Geschlechtsunterschiede in der Entwicklung des
moralischen Urteils (S. 109-120)
Lawrence J. Walker
Lawrence J. Walker
Literaturüberblick bezogen auf alle Studien , die unter
Verwendung von Kohlbergs Messverfahren Geschlechtsunterschiede in der
Entwicklung des moralischen Urteils prüfen. Untersuchungen, die sich des DIT
(Defining Issues Test, Komponentenmodell der moralischen Entwicklung) bedienen,
seien schon von James Rest (1979)
zusammengefasst worden und allesamt zu dem Ergebnis gekommen, dass sich keine
signifikanten Geschlechterdifferenzen ergeben. Der DIT wird auch
Neo-Kohlbergianisch genannt, weil er Kognition, persönliches Konstruieren
moralischer Perspektiven, moralische Entwicklung und postkonventionelles
Moraldenken fokussiert.
Das File-Drawer-Problem, welches Rosenthal 1979 beschrieb,
kommt in der Forschung um moralische Entwicklung mit Bezug auf die
Geschlechterdifferenz wohl häufig zum Tragen:
Daten werden aufgrund fehlender statistischer Signifikanz
nicht publiziert und bleiben in der Schublade. Hieraus ergibt sich, dass die
meisten Forscher, die nichts über Geschlechterdifferenzen berichteten,
möglicherweise keine Unterschiede festgestellt haben.
Drei Lebensphasen wurden in der Forschung unterschieden: a)
Kindheit und Frühadoleszenz, b)Spätadoleszenz und Jugendalter, c) Erwachsenenalter.

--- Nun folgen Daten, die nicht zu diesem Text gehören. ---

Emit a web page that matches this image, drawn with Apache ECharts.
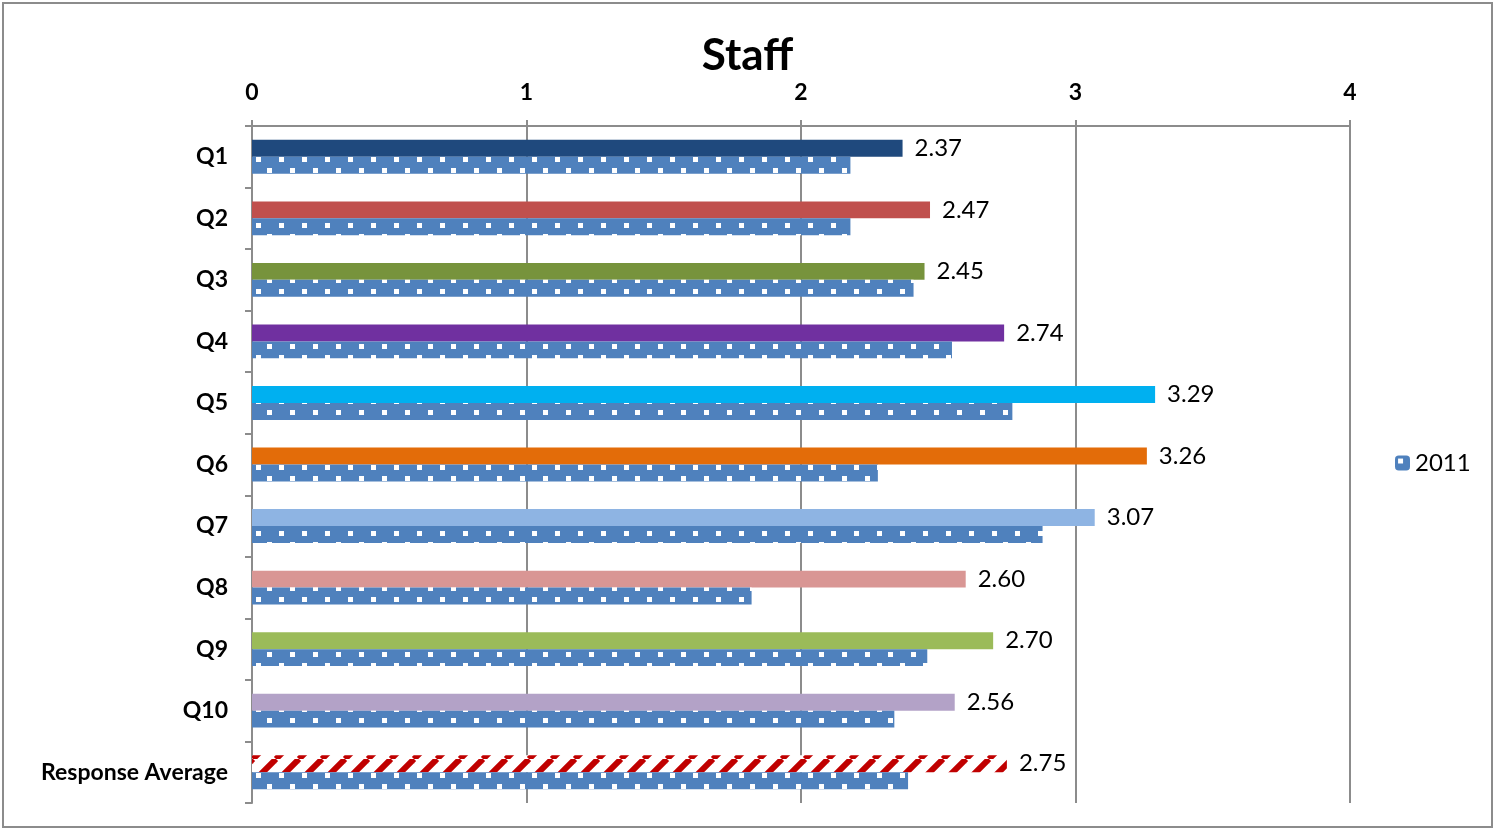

a) Kindheit und Frühadoleszenz: Es lagen 31
Untersuchungen mit insgesamt 2.879 Versuchspersonen dieser Altersgruppe vor. Es
stellte sich heraus, das Geschlechtsunterschiede in moralischen Urteilen in
diesem Lebensabschnitt selten sind. Nur 5 von 41 Stichproben liefern
signifikante Ergebnisse im Bezug auf die Unterschiede; wenn Unterschiede
vorkommen, beziehen sie sich auf eine reifere Entwicklung der Mädchen.
b) Spätadoleszenz
und Jugendalter: Es lagen 35 Untersuchungen mit insgesamt 3.901
Versuchspersonen vor, wobei es sich überwiegend um Oberschüler und Studenten
handelte. Lediglich in 7 von 46 Stichproben zeigten sich
Geschlechtsunterschiede, die auf eine reifere Entwicklung der Männer um etwa
1/2 Stufe hindeuten.
c) Erwachsenenalter: Es lagen 13 Untersuchungen mit
insgesamt 1.223 Versuchspersonen vor. Geschlechtsunterschiede zeigten sich hier
geringfügig häufiger als in den vorangegangen Lebensabschnitten. In 21
Stichproben fanden sich 4 signifikante Unterschiede, die sämtlich zugunsten der
Männer lagen.
Hierzu ist anzumerken, dass es aufgrund der vorliegenden Daten unmöglich ist, entwicklungsbedingte und Kohorten-Unterschiede zu trennen - daher könnten Geschlechtsunterschiede auch nur in dieser Generation häufiger sein als in der späteren.
Hinzu kommt, dass die Variable Geschlecht oft mit Unterschieden im Bildungsgrad und/oder Berufsposition konfuierte. Waren Männer und Frauen hinsichtlich Bildung und beruflicher Stellung vergleichbar, waren Geschlechtsunterschiede im moralischen Urteilen nicht nachweisbar.
=> Es besteht direkte Evidenz für den Zusammenhang
zwischen einer Vielzahl sozialer Erfahrungen (z.B. Familiendiskussionen,
Bildung, Beruf, politische und soziale Betätigung) und moralischer Entwicklung.